* **Brief**:
Strip the pictures and reproduce the rest of the listing exactly.

┌──

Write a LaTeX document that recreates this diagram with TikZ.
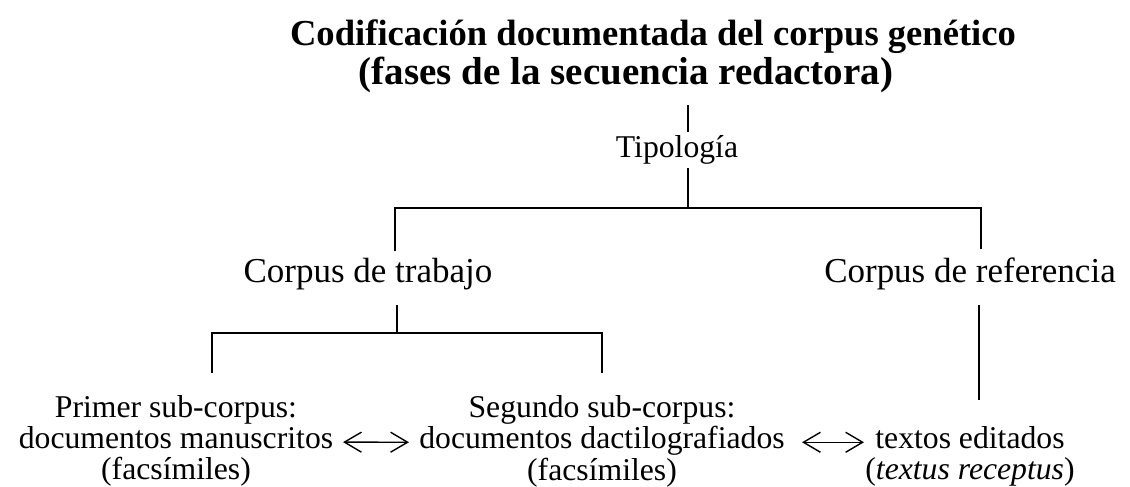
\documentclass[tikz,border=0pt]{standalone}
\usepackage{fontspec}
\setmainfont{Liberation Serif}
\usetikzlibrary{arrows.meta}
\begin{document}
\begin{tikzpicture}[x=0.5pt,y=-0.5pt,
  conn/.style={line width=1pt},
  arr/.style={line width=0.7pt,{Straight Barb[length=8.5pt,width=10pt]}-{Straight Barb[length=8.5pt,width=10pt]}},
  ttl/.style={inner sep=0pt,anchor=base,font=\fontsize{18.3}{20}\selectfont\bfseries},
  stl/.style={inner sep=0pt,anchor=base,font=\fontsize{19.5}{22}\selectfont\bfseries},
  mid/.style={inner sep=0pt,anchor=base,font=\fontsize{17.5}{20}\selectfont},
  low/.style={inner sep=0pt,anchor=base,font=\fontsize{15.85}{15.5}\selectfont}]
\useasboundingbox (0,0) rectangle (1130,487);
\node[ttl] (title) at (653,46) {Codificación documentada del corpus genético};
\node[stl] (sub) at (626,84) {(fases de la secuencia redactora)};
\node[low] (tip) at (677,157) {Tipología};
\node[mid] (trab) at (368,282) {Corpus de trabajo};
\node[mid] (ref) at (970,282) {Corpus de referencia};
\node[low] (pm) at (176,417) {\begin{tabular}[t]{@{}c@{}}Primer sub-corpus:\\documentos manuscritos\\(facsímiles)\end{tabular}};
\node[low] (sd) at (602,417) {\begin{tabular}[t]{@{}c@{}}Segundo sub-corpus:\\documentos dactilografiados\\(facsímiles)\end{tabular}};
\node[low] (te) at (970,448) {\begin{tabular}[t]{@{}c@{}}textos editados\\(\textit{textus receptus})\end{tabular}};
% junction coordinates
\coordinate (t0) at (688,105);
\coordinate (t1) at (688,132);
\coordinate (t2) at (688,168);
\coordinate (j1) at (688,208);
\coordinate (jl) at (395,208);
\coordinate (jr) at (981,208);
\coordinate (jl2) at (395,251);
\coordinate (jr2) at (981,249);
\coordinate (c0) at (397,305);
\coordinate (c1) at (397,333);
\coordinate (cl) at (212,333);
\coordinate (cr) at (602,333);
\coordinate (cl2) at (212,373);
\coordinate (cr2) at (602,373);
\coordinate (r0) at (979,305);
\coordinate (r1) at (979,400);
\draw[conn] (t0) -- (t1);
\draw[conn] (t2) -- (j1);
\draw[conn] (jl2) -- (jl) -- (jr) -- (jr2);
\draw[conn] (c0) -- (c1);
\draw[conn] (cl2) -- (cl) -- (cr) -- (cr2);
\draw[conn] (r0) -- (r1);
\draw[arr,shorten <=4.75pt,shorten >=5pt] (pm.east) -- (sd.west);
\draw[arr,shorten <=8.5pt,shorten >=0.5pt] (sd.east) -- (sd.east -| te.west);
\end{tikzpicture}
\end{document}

└──

* **Reply to the task**:
Write a LaTeX document that recreates this diagram with TikZ.
\documentclass[tikz,border=0pt]{standalone}
\usepackage{fontspec}
\setmainfont{Liberation Serif}
\usetikzlibrary{arrows.meta}
\begin{document}
\begin{tikzpicture}[x=0.5pt,y=-0.5pt,
  conn/.style={line width=1pt},
  arr/.style={line width=0.7pt,{Straight Barb[length=8.5pt,width=10pt]}-{Straight Barb[length=8.5pt,width=10pt]}},
  ttl/.style={inner sep=0pt,anchor=base,font=\fontsize{18.3}{20}\selectfont\bfseries},
  stl/.style={inner sep=0pt,anchor=base,font=\fontsize{19.5}{22}\selectfont\bfseries},
  mid/.style={inner sep=0pt,anchor=base,font=\fontsize{17.5}{20}\selectfont},
  low/.style={inner sep=0pt,anchor=base,font=\fontsize{15.85}{15.5}\selectfont}]
\useasboundingbox (0,0) rectangle (1130,487);
\node[ttl] (title) at (653,46) {Codificación documentada del corpus genético};
\node[stl] (sub) at (626,84) {(fases de la secuencia redactora)};
\node[low] (tip) at (677,157) {Tipología};
\node[mid] (trab) at (368,282) {Corpus de trabajo};
\node[mid] (ref) at (970,282) {Corpus de referencia};
\node[low] (pm) at (176,417) {\begin{tabular}[t]{@{}c@{}}Primer sub-corpus:\\documentos manuscritos\\(facsímiles)\end{tabular}};
\node[low] (sd) at (602,417) {\begin{tabular}[t]{@{}c@{}}Segundo sub-corpus:\\documentos dactilografiados\\(facsímiles)\end{tabular}};
\node[low] (te) at (970,448) {\begin{tabular}[t]{@{}c@{}}textos editados\\(\textit{textus receptus})\end{tabular}};
% junction coordinates
\coordinate (t0) at (688,105);
\coordinate (t1) at (688,132);
\coordinate (t2) at (688,168);
\coordinate (j1) at (688,208);
\coordinate (jl) at (395,208);
\coordinate (jr) at (981,208);
\coordinate (jl2) at (395,251);
\coordinate (jr2) at (981,249);
\coordinate (c0) at (397,305);
\coordinate (c1) at (397,333);
\coordinate (cl) at (212,333);
\coordinate (cr) at (602,333);
\coordinate (cl2) at (212,373);
\coordinate (cr2) at (602,373);
\coordinate (r0) at (979,305);
\coordinate (r1) at (979,400);
\draw[conn] (t0) -- (t1);
\draw[conn] (t2) -- (j1);
\draw[conn] (jl2) -- (jl) -- (jr) -- (jr2);
\draw[conn] (c0) -- (c1);
\draw[conn] (cl2) -- (cl) -- (cr) -- (cr2);
\draw[conn] (r0) -- (r1);
\draw[arr,shorten <=4.75pt,shorten >=5pt] (pm.east) -- (sd.west);
\draw[arr,shorten <=8.5pt,shorten >=0.5pt] (sd.east) -- (sd.east -| te.west);
\end{tikzpicture}
\end{document}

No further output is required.